Si le film est très clairement une réflexion sur la loi du Talion et la circulation libre des armes aux USA, Saulnier (je l’ai lu en interview) fuit comme la peste, et y parvient en bonne partie à l’éviter, le syndrome « film dossier de l’écran », le film à thèse, illustrateur de débats de deuxième partie de soirée. Notamment parce que malgré l’omniprésence des armes à l’écran, c’est par le biais de moyens purement cinématographiques que Saulnier raconte son histoire.
Ainsi, il faut au début du film prêter attention à l’utilisation des couleurs (en même temps, quand on met le nom d’une couleur dans le titre de son film, c’est aussi pour attirer l’attention là-dessus…) : le bleu de la vieille guimbarde du « héros », qui se confond avec celui des forces de l’ordre, ce qui tend à asseoir sa légitimité, se retrouve ainsi opposé au rouge criard des néons (il y a même le mot « red » carrément écrit, en rouge, sur une enseigne). Ce dispositif est un trompe-l’oeil, incitant le spectateur à chercher le sens du film du côté du manichéisme. Or le film est tout sauf manichéen, la succession des révélations du script démontant de plus en plus tous les repères moraux mis en place durant le premier acte (et les codes couleurs, logiquement, se brouillent au cours du film). Cette ambiguïté est évidemment un ingrédient classique du genre, même sur les plus controversés de ses représentants, comme le premier « Un Justicier dans la Ville » (par la suite, hélas…).
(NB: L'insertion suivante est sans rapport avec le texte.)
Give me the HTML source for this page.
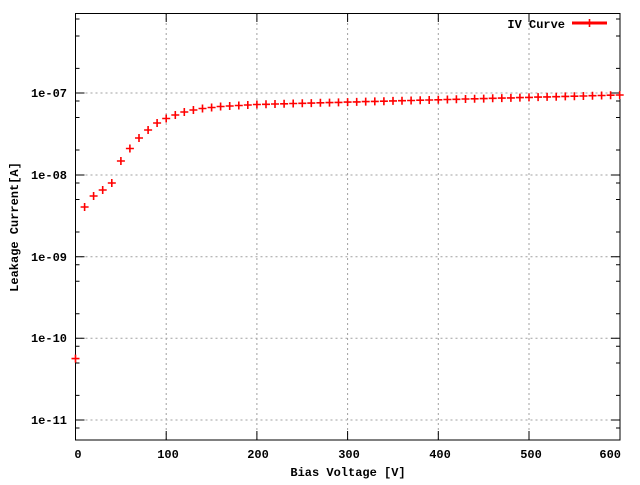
<!DOCTYPE html>
<html><head><meta charset="utf-8"><style>
html,body{margin:0;padding:0;background:#fff;}
svg text{font-family:"Liberation Mono","DejaVu Sans Mono",monospace;font-weight:bold;font-size:12px;fill:#000;}
</style></head><body>
<svg width="640" height="480" viewBox="0 0 640 480" xmlns="http://www.w3.org/2000/svg">
<defs><path id="p" d="M-4 0h8M0 -4v8" stroke="#f00" stroke-width="1.6" fill="none"/></defs>
<g stroke="#a0a0a0" stroke-width="1" stroke-dasharray="2,3" fill="none">
<path d="M166.2 13V440M256.9 13V440M347.6 13V440M438.3 13V440M529 13V440"/>
<path d="M75.5 93H620M75.5 175H620M75.5 256.7H620M75.5 338.3H620M75.5 420H620"/>
</g>
<rect x="75.5" y="13.5" width="544.5" height="426.5" fill="none" stroke="#000" stroke-width="1"/>
<g stroke="#000" stroke-width="1">
<path d="M75.5 93h9M620 93h-9M75.5 175h9M620 175h-9M75.5 256.7h9M620 256.7h-9M75.5 338.3h9M620 338.3h-9M75.5 420h9M620 420h-9"/>
<path d="M75.5 19h4M75.5 36h4M75.5 68.4h4M75.5 101h4M75.5 117.5h4M75.5 150h4M75.5 183h4M75.5 199.5h4M75.5 232h4M75.5 264.7h4M75.5 281.3h4M75.5 313.7h4M75.5 346.3h4M75.5 363h4M75.5 395.4h4M75.5 428h4"/>
<path d="M620 19h-4M620 36h-4M620 68.4h-4M620 101h-4M620 117.5h-4M620 150h-4M620 183h-4M620 199.5h-4M620 232h-4M620 264.7h-4M620 281.3h-4M620 313.7h-4M620 346.3h-4M620 363h-4M620 395.4h-4M620 428h-4"/>
<path d="M166.2 440v-9M256.9 440v-9M347.6 440v-9M438.3 440v-9M529 440v-9M166.2 13v9M256.9 13v9M347.6 13v9M438.3 13v9M529 13v9"/>
</g>
<g text-anchor="end">
<text x="67" y="97">1e-07</text>
<text x="67" y="179">1e-08</text>
<text x="67" y="261">1e-09</text>
<text x="67" y="342">1e-10</text>
<text x="67" y="424">1e-11</text>
</g>
<g text-anchor="middle">
<text x="78" y="458">0</text>
<text x="168" y="458">100</text>
<text x="258" y="458">200</text>
<text x="349" y="458">300</text>
<text x="440" y="458">400</text>
<text x="621" y="458" text-anchor="end">600</text>
<text x="531" y="458">500</text>
<text x="348" y="476">Bias Voltage [V]</text>
<text transform="translate(18,227) rotate(-90)">Leakage Current[A]</text>
</g>
<text x="565" y="28" text-anchor="end">IV Curve</text>
<path d="M572 23H607" stroke="#f00" stroke-width="3"/>
<use href="#p" x="589.5" y="23"/>
<g>
<use href="#p" x="75.5" y="358.6"/><use href="#p" x="84.6" y="207"/><use href="#p" x="93.6" y="196"/><use href="#p" x="102.7" y="190"/><use href="#p" x="111.8" y="183"/><use href="#p" x="120.9" y="161"/><use href="#p" x="129.9" y="148.5"/><use href="#p" x="139" y="138"/><use href="#p" x="148.1" y="130"/><use href="#p" x="157.1" y="123"/><use href="#p" x="166.2" y="118.5"/><use href="#p" x="175.3" y="115"/><use href="#p" x="184.3" y="112"/><use href="#p" x="193.4" y="110"/><use href="#p" x="202.5" y="108.5"/><use href="#p" x="211.6" y="107.5"/><use href="#p" x="220.6" y="106.5"/><use href="#p" x="229.7" y="106"/><use href="#p" x="238.8" y="105.5"/><use href="#p" x="247.8" y="105"/><use href="#p" x="256.9" y="104.5"/><use href="#p" x="266" y="104.3"/><use href="#p" x="275" y="104"/><use href="#p" x="284.1" y="103.8"/><use href="#p" x="293.2" y="103.5"/><use href="#p" x="302.3" y="103.3"/><use href="#p" x="311.3" y="103.1"/><use href="#p" x="320.4" y="102.8"/><use href="#p" x="329.5" y="102.6"/><use href="#p" x="338.5" y="102.4"/><use href="#p" x="347.6" y="102.1"/><use href="#p" x="356.7" y="101.9"/><use href="#p" x="365.7" y="101.6"/><use href="#p" x="374.8" y="101.4"/><use href="#p" x="383.9" y="101.2"/><use href="#p" x="393" y="100.9"/><use href="#p" x="402" y="100.7"/><use href="#p" x="411.1" y="100.5"/><use href="#p" x="420.2" y="100.2"/><use href="#p" x="429.2" y="100"/><use href="#p" x="438.3" y="99.8"/><use href="#p" x="447.4" y="99.5"/><use href="#p" x="456.4" y="99.3"/><use href="#p" x="465.5" y="99"/><use href="#p" x="474.6" y="98.8"/><use href="#p" x="483.7" y="98.6"/><use href="#p" x="492.7" y="98.3"/><use href="#p" x="501.8" y="98.1"/><use href="#p" x="510.9" y="97.9"/><use href="#p" x="519.9" y="97.6"/><use href="#p" x="529" y="97.4"/><use href="#p" x="538.1" y="97.1"/><use href="#p" x="547.1" y="96.9"/><use href="#p" x="556.2" y="96.7"/><use href="#p" x="565.3" y="96.4"/><use href="#p" x="574.4" y="96.2"/><use href="#p" x="583.4" y="96"/><use href="#p" x="592.5" y="95.7"/><use href="#p" x="601.6" y="95.5"/><use href="#p" x="610.6" y="95.2"/><use href="#p" x="619.7" y="95"/>
</g>
</svg>
</body></html>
Le film met donc au final en scène un personnage bien moins attachant qu’il n’y paraissait (même si Saulnier ne l’accable pas…) : il est faible, comme on le lui dit explicitement dans le film. Il n’a rien d’un justicier, et se révèle même assez mauvais dans l’exercice. De là naissent les quelques touches d’humour (noir) qui émaillent le film, même si je trouve que les commentateurs du film insistent trop sur cette dimension.
Saulnier se débrouille ainsi avec le paradoxe qui consiste à condamner la violence en la montrant : les scènes « d’action » n’ont rien d’excitant, elles sont laborieuses et décousues, reposant essentiellement sur des moments de latence et d’attente, voire des « gags » visuels, donc. Le personnage ne sait pas y faire, et c’est paradoxalement ce qui le sauve un peu. Tous les autres persos, aussi sympathiques qu’ils puissent apparaître au premier abord (l’ami d’enfance), se révèlent pour ce qu’ils sont dès qu’ils manient, avec dextérité, leurs armes…
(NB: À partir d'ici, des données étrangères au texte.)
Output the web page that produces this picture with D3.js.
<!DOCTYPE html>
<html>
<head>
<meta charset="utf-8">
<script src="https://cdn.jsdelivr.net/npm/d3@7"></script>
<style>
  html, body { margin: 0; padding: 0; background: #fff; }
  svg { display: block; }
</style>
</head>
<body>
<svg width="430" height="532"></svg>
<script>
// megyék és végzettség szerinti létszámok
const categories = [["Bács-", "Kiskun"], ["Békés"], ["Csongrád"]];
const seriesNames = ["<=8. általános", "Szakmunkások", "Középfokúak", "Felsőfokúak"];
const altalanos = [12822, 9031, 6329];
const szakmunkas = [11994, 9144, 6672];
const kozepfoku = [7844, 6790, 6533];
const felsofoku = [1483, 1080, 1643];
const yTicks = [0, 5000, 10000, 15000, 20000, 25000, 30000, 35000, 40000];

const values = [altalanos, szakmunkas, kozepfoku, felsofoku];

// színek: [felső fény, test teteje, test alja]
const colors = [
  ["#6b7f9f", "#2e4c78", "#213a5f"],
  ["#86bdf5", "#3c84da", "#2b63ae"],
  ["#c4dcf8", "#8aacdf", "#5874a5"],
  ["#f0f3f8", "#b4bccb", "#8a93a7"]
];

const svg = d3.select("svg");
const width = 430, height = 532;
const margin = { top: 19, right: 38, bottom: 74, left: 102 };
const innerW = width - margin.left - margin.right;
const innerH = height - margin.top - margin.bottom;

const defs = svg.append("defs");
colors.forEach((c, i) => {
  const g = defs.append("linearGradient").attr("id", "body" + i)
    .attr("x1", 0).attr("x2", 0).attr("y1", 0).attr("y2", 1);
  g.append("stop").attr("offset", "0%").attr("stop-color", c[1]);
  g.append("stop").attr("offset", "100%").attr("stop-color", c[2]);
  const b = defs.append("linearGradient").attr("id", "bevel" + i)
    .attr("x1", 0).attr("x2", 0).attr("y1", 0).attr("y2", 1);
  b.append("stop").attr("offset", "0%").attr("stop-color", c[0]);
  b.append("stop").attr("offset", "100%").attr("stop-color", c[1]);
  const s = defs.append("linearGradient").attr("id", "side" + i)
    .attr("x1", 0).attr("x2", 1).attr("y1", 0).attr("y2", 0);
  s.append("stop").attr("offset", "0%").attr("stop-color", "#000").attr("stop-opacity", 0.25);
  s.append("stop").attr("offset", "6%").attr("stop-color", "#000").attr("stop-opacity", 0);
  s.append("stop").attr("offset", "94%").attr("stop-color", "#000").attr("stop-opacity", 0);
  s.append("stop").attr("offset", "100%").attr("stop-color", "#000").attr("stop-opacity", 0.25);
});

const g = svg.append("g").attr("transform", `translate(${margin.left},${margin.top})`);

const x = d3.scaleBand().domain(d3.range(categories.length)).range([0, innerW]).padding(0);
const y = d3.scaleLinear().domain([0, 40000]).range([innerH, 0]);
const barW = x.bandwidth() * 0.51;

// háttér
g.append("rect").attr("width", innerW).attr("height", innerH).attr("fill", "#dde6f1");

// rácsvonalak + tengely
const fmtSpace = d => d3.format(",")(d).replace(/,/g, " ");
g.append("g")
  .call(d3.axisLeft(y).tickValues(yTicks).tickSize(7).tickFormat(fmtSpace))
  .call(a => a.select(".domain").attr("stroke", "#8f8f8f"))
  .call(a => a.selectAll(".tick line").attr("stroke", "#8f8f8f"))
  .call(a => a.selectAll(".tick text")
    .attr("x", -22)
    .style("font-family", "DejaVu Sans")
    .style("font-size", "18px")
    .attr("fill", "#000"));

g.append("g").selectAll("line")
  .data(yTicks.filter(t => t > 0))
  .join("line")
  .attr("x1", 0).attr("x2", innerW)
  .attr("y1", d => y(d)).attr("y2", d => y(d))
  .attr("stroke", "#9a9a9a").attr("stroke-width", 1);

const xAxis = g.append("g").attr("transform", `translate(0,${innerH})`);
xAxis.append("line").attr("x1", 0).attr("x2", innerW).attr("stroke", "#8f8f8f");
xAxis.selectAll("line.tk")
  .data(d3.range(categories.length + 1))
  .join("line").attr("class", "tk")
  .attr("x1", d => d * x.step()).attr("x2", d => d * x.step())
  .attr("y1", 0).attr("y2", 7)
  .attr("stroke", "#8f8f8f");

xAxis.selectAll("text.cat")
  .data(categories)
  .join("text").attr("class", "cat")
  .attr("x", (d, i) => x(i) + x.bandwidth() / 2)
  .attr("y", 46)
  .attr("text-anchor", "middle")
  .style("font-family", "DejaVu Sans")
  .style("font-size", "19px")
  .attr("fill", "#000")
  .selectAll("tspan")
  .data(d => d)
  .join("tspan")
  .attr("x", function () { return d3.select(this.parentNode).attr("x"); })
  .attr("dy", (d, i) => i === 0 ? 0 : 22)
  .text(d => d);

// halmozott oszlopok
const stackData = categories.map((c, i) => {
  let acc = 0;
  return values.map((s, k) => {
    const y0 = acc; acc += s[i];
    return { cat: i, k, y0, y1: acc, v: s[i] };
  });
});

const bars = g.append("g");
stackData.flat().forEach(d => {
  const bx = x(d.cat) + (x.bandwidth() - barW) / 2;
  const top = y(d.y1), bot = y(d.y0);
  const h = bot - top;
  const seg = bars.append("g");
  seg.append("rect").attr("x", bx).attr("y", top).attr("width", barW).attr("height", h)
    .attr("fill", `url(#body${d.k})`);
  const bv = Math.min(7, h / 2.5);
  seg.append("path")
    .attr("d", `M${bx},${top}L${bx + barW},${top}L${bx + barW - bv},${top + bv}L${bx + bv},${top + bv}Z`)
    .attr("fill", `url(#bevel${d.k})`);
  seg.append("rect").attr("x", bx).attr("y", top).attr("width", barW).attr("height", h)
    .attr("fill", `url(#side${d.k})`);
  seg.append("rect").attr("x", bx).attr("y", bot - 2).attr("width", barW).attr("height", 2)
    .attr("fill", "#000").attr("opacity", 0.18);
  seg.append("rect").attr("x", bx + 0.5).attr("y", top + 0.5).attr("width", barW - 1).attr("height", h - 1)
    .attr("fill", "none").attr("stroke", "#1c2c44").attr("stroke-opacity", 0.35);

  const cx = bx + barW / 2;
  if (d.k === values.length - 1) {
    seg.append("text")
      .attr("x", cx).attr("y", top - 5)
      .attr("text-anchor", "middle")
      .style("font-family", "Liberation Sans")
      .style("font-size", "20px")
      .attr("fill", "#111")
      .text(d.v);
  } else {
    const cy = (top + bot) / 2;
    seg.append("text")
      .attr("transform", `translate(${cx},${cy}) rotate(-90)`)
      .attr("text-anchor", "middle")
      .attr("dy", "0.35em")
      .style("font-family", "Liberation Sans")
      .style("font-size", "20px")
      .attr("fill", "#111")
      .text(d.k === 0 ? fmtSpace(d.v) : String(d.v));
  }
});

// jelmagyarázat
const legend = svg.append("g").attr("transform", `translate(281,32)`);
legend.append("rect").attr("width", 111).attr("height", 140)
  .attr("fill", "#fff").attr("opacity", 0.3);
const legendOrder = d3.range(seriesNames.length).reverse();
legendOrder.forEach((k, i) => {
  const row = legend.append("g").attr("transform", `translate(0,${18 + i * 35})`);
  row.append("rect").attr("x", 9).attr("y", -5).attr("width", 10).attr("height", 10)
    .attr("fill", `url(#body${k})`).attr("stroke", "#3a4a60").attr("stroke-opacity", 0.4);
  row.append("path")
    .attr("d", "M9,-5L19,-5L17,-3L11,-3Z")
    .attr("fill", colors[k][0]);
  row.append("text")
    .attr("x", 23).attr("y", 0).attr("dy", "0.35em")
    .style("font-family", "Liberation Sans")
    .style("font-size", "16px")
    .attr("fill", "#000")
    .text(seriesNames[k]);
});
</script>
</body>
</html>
Sorte d’idéal de série B à la fois traditionnelle (les thèmes), innovante (le traitement) et modeste (le budget), pour un résultat franchement impressionnant de tenue, « Blue Ruin », malgré quelques maladresses d’écriture ponctuelles (un final un peu trop transparent sur le plan symbolique ? en même temps, ça fonctionne quand même, dans le genre rupture de cycle, donc…), vaut sacrément le coup.
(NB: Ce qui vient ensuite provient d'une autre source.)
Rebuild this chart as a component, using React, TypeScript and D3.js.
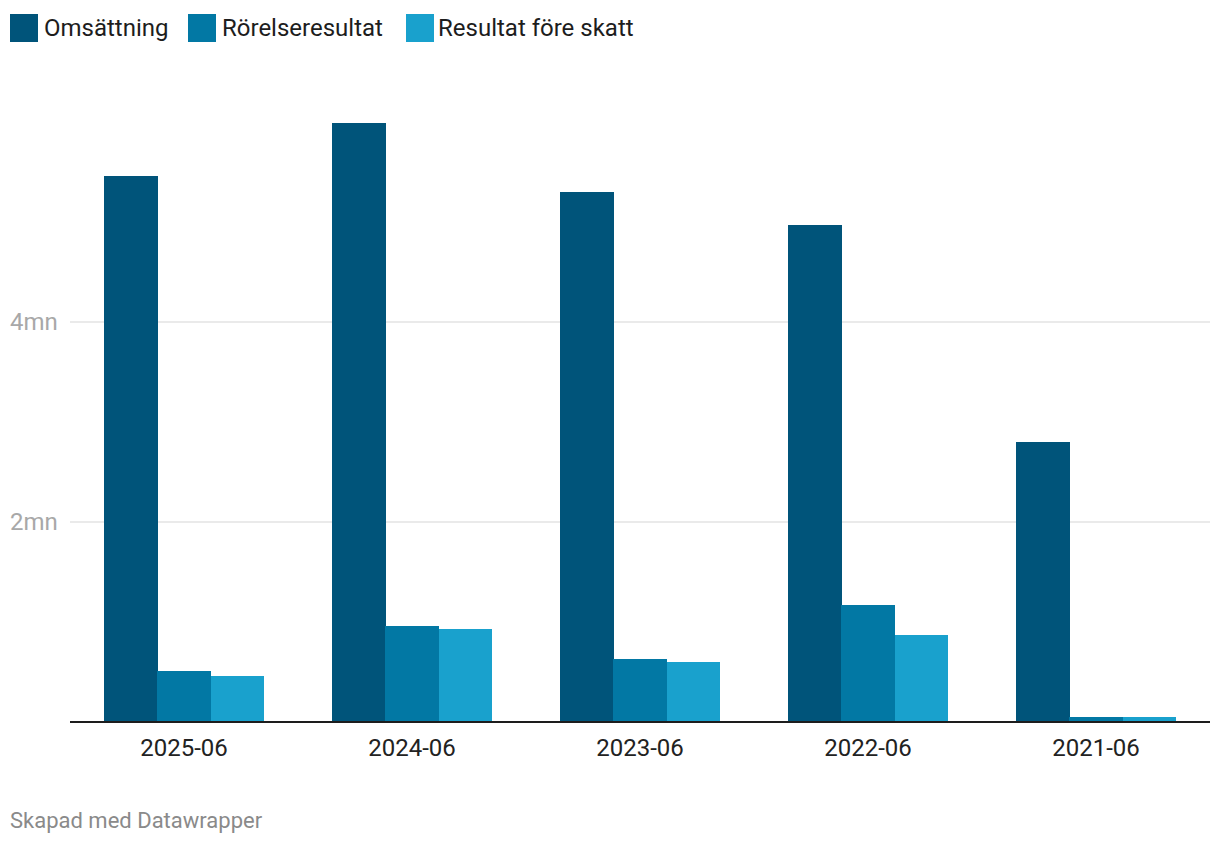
import React, { useEffect, useRef } from 'react';
import * as d3 from 'd3';

const periods = ['2025-06', '2024-06', '2023-06', '2022-06', '2021-06'];
const seriesNames = ['Omsättning', 'Rörelseresultat', 'Resultat före skatt'];
const seriesColors = ['#00547a', '#0278a4', '#19a1cd'];
// values in mn
const omsattning = [5.46, 5.99, 5.3, 4.97, 2.8];
const rorelseresultat = [0.51, 0.96, 0.63, 1.17, 0.05];
const resultatForeSkatt = [0.46, 0.93, 0.6, 0.87, 0.05];
const yTicks = [2, 4];

const width = 1220;
const height = 844;

const App: React.FC = () => {
  const svgRef = useRef<SVGSVGElement>(null);

  useEffect(() => {
    document.body.style.margin = '0';
    if (!svgRef.current) return;
    const svg = d3.select(svgRef.current);
    svg.selectAll('*').remove();

    const font = 'Roboto, "Noto Sans", sans-serif';
    const left = 70;
    const right = 1210;
    const baseline = 722;

    const series = [omsattning, rorelseresultat, resultatForeSkatt];

    const x0 = d3.scaleBand<string>().domain(periods).range([left, right]).paddingInner(0.3).paddingOuter(0.15);
    const x1 = d3.scaleBand<string>().domain(seriesNames).range([0, x0.bandwidth()]);
    const y = d3.scaleLinear().domain([0, 6]).range([baseline, 122]);

    // grid + y labels
    const grid = svg.append('g');
    grid.selectAll('line')
      .data(yTicks)
      .enter()
      .append('line')
      .attr('x1', left)
      .attr('x2', right)
      .attr('y1', d => y(d))
      .attr('y2', d => y(d))
      .attr('stroke', '#e3e3e3')
      .attr('stroke-width', 1.5);
    grid.selectAll('text')
      .data(yTicks)
      .enter()
      .append('text')
      .attr('x', 10)
      .attr('y', d => y(d))
      .attr('dy', '0.35em')
      .style('font-family', font)
      .style('font-size', '24px')
      .style('fill', '#a8a8a8')
      .text(d => `${d}mn`);

    // bars
    const groups = svg.append('g')
      .selectAll('g')
      .data(periods)
      .enter()
      .append('g')
      .attr('transform', d => `translate(${x0(d)},0)`);

    groups.selectAll('rect')
      .data((_, i) => seriesNames.map((name, s) => ({ name, value: series[s][i], color: seriesColors[s] })))
      .enter()
      .append('rect')
      .attr('x', d => x1(d.name) as number)
      .attr('width', x1.bandwidth() + 0.5)
      .attr('y', d => y(d.value))
      .attr('height', d => baseline - y(d.value))
      .attr('fill', d => d.color)
      .attr('shape-rendering', 'crispEdges');

    // baseline axis
    svg.append('line')
      .attr('x1', left)
      .attr('x2', right)
      .attr('y1', baseline)
      .attr('y2', baseline)
      .attr('stroke', '#1d1d1d')
      .attr('stroke-width', 2);

    svg.append('g')
      .selectAll('text')
      .data(periods)
      .enter()
      .append('text')
      .attr('x', d => (x0(d) as number) + x0.bandwidth() / 2)
      .attr('y', 756)
      .attr('text-anchor', 'middle')
      .style('font-family', font)
      .style('font-size', '24px')
      .style('fill', '#222')
      .text(d => d);

    // legend
    const legendX = [10, 188, 406];
    const legendTextX = [44, 222, 438];
    const legend = svg.append('g');
    seriesNames.forEach((name, i) => {
      legend.append('rect')
        .attr('x', legendX[i])
        .attr('y', 14)
        .attr('width', 28)
        .attr('height', 28)
        .attr('fill', seriesColors[i]);
      legend.append('text')
        .attr('x', legendTextX[i])
        .attr('y', 36)
        .style('font-family', font)
        .style('font-size', '24px')
        .style('fill', '#1d1d1d')
        .text(name);
    });

    svg.append('text')
      .attr('x', 10)
      .attr('y', 828)
      .style('font-family', font)
      .style('font-size', '22px')
      .style('fill', '#8a8a8a')
      .text('Skapad med Datawrapper');
  }, []);

  return <svg ref={svgRef} width={width} height={height} style={{ display: 'block', background: '#fff' }} />;
};

export default App;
J’ai vraiment bien aimé Blue Ruin. Un film sans esbroufe, « qui va à l’essentiel » est le bon terme.

Ce que je trouve particulièrement réussi, c’est cette tension qui existe alors que le récit donne rarement les clés de l’histoire au spectateur sans pour autant créer une sensation de manque, conférant au développement un naturel qu’on ne connait pas dans les autres productions (où les informations sont souvent forcées dans la tête du spectateur d’une manière ou d’une autre).

Ce que devrait faire tout les films, à mon humble avis.